HALLIE CHRISTOFFERSON: One of the things was how to manage time between being a student-athlete and a student. And she cooked me supper. She cooked me some home-cooked meals and helped me feel at home in Ames.
DEBBIE ANTONELLI: Tiffany, the first word you used to describe yourself is fashion. Does that mean you like to design or shop or both?
TIFFANY BIAS: I think both. I'm not really like design, I like to style and I like to put together outfits and do that kind of thing. I'm into watching fashion shows and that type of thing, because I'm majoring in fashion merchandising.
DEBBIE ANTONELLI: What do you hope it might lead to?
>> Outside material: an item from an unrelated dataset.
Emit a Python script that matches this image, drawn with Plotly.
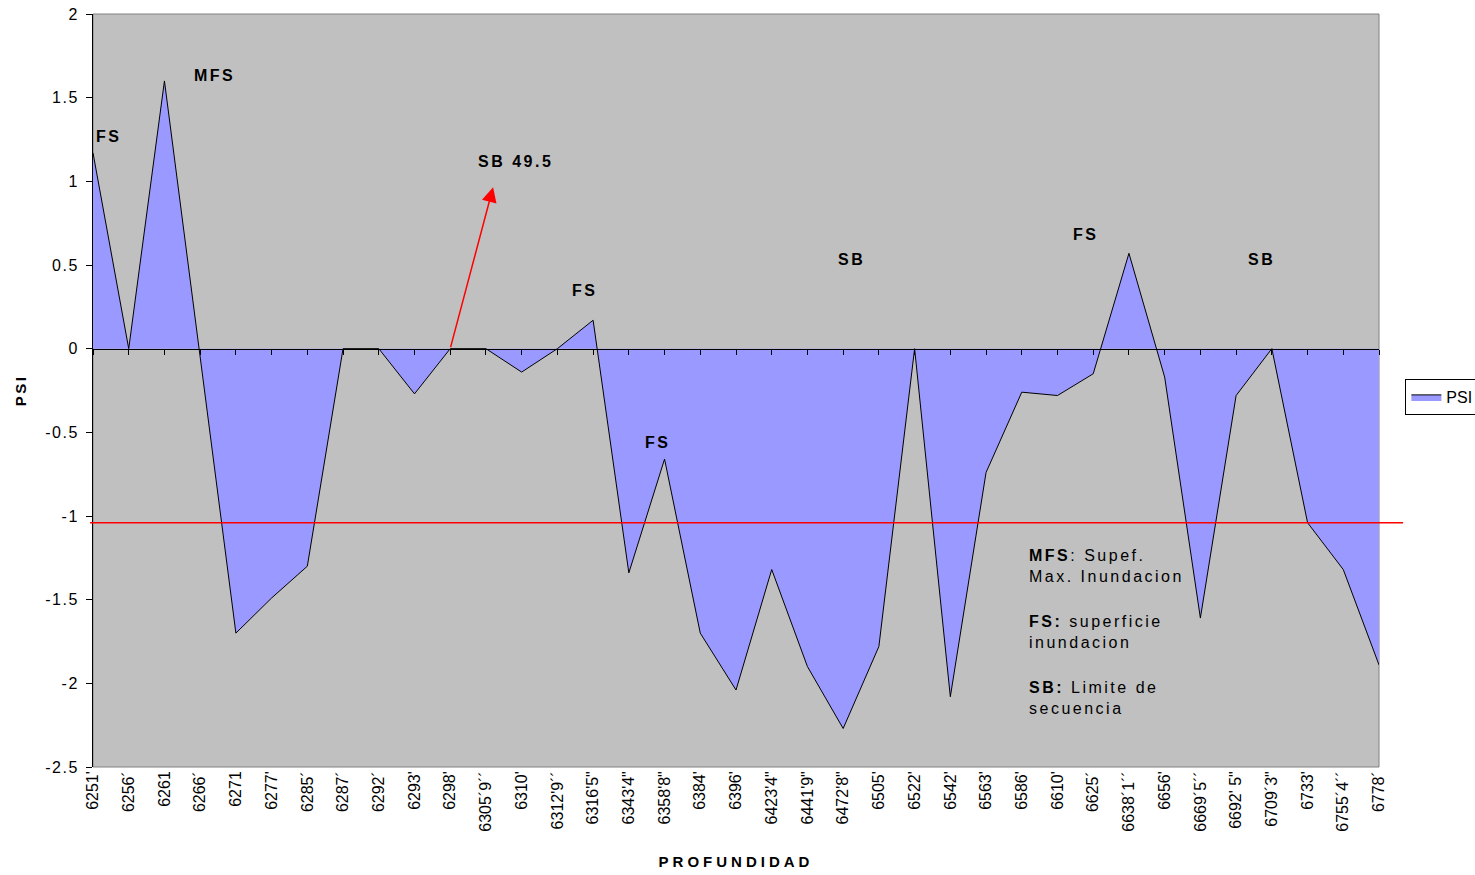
import plotly.graph_objects as go

CATEGORIES = ["6251'", "6256´", "6261", "6266´", "6271", "6277'", "6285´", "6287´",
              "6292´", "6293'", "6298'", "6305´9´´", "6310'", "6312'9´´", "6316'5\"",
              "6343'4\"", "6358'8\"", "6384'", "6396'", "6423'4\"", "6441'9\"",
              "6472'8\"", "6505'", "6522'", "6542'", "6563'", "6586'", "6610'", "6625´",
              "6638´1´´", "6656'", "6669´5´´", "6692' 5\"", "6709´3\"", "6733'",
              "6755´4´´", "6778´"]
PSI = [1.17, 0.0, 1.60, -0.05, -1.70, -1.49, -1.30, 0.0,
       0.0, -0.27, 0.0, 0.0, -0.14, 0.0, 0.17,
       -1.34, -0.66, -1.70, -2.04, -1.32, -1.90,
       -2.27, -1.78, 0.0, -2.08, -0.74, -0.26, -0.28, -0.15,
       0.57, -0.17, -1.61, -0.28, 0.0, -1.04,
       -1.32, -1.89]
Y_TICKS = [2, 1.5, 1, 0.5, 0, -0.5, -1, -1.5, -2, -2.5]
Y_TICK_LABELS = ["2", "1.5", "1", "0.5", "0", "-0.5", "-1", "-1.5", "-2", "-2.5"]
Y_RANGE = [-2.5, 2]
RED_LINE = -1.04

FONT = "Arial, Liberation Sans, sans-serif"
SP = '<span style="letter-spacing:2.5px">{}</span>'
SPT = '<span style="letter-spacing:4px">{}</span>'
SPY = '<span style="letter-spacing:1.5px">{}</span>'

x_idx = list(range(len(CATEGORIES)))

fig = go.Figure()
fig.add_trace(go.Scatter(
    x=x_idx, y=PSI, name="PSI", mode="lines", xaxis="x2", yaxis="y",
    line=dict(color="black", width=1),
    fill="tozeroy", fillcolor="#9999FF",
))

zero_pos = (0 - Y_RANGE[0]) / (Y_RANGE[1] - Y_RANGE[0])

fig.update_layout(
    width=1475, height=875,
    paper_bgcolor="white", plot_bgcolor="#C0C0C0",
    margin=dict(l=93, r=96, t=14, b=108, autoexpand=False),
    font=dict(family=FONT, color="black", size=16),
    showlegend=True,
    legend=dict(x=1.0205, y=0.4914, xanchor="left", yanchor="middle",
                bgcolor="white", bordercolor="black", borderwidth=1,
                font=dict(size=16), itemwidth=30),
    xaxis=dict(range=[0, len(CATEGORIES) - 1], tickmode="array", tickvals=x_idx,
               ticktext=CATEGORIES, tickangle=-90, ticks="", showgrid=False,
               zeroline=False, showline=False, tickfont=dict(size=16),
               title=dict(text="<b>" + SPT.format("PROFUNDIDAD") + "</b>",
                          font=dict(size=15), standoff=25)),
    xaxis2=dict(range=[0, len(CATEGORIES) - 1], overlaying="x", anchor="free",
                position=zero_pos, side="bottom", tickmode="array", tickvals=x_idx,
                showticklabels=False, ticks="outside", ticklen=5, tickcolor="black",
                showline=True, linecolor="black", linewidth=1, showgrid=False,
                zeroline=False, layer="above traces"),
    yaxis=dict(range=Y_RANGE, tickmode="array", tickvals=Y_TICKS,
               ticktext=[SPY.format(t) for t in Y_TICK_LABELS],
               ticks="outside", ticklen=6, tickcolor="black",
               showline=True, linecolor="black", linewidth=1, showgrid=False,
               zeroline=False, tickfont=dict(size=16), ticklabelstandoff=4,
               title=dict(text="<b>" + SP.format("PSI") + "</b>", font=dict(size=15),
                          standoff=14)),
)

fig.add_shape(type="rect", xref="paper", yref="paper", x0=0, x1=1, y0=0, y1=1,
              line=dict(color="#808080", width=1), layer="below")

red_y = (RED_LINE - Y_RANGE[0]) / (Y_RANGE[1] - Y_RANGE[0])
fig.add_shape(type="line", xref="paper", yref="paper", x0=-0.0023, x1=1.0187,
              y0=red_y, y1=red_y, line=dict(color="red", width=1.5))

fig.add_annotation(x=11.2, y=0.965, ax=10, ay=0, axref="x", ayref="y", xref="x", yref="y",
                   text="", showarrow=True, arrowcolor="red", arrowwidth=1.5,
                   arrowhead=2, arrowsize=2, standoff=0)

labels = [
    ("FS", 0.42, 1.265), ("MFS", 3.39, 1.63), ("SB 49.5", 11.84, 1.12),
    ("FS", 13.77, 0.345), ("FS", 15.79, -0.56), ("SB", 21.22, 0.535),
    ("FS", 27.77, 0.68), ("SB", 32.7, 0.535),
]
for t, x, y in labels:
    fig.add_annotation(x=x, y=y, xref="x", yref="y", text="<b>" + SP.format(t) + "</b>",
                       showarrow=False, font=dict(size=16))

notes = [
    ("<b>MFS</b>: Supef.<br>Max. Inundacion", -1.296),
    ("<b>FS:</b> superficie<br>inundacion", -1.696),
    ("<b>SB:</b> Limite de<br>secuencia", -2.085),
]
for t, y in notes:
    fig.add_annotation(x=26.15, y=y, xref="x", yref="y", xanchor="left", yanchor="middle",
                       align="left",
                       text=SP.format(t.replace("<br>", "</span><br><span style=\"letter-spacing:2.5px\">")),
                       showarrow=False, font=dict(size=16))

fig.write_html("out.html", post_script="document.body.style.margin='0';",
               config={"displayModeBar": False})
TIFFANY BIAS: Right now I don't know. Something in the fashion world. I'd like to play still after college, of course, but just anything in the fashion world I would just like to dive in.
DEBBIE ANTONELLI: What do you think about Coach Budke when he shows up with the orange jacket on?
TIFFANY BIAS: I have an orange skirt on. I like it. It's a changeup.
DEBBIE ANTONELLI: Do you assist him with tie and a shirt combination when he does that, or does he do well on his own?
TIFFANY BIAS: He does pretty well on his own. He's good on that area.
BRENDA VANLENGEN: We're getting the wrap-up signal. Thank you.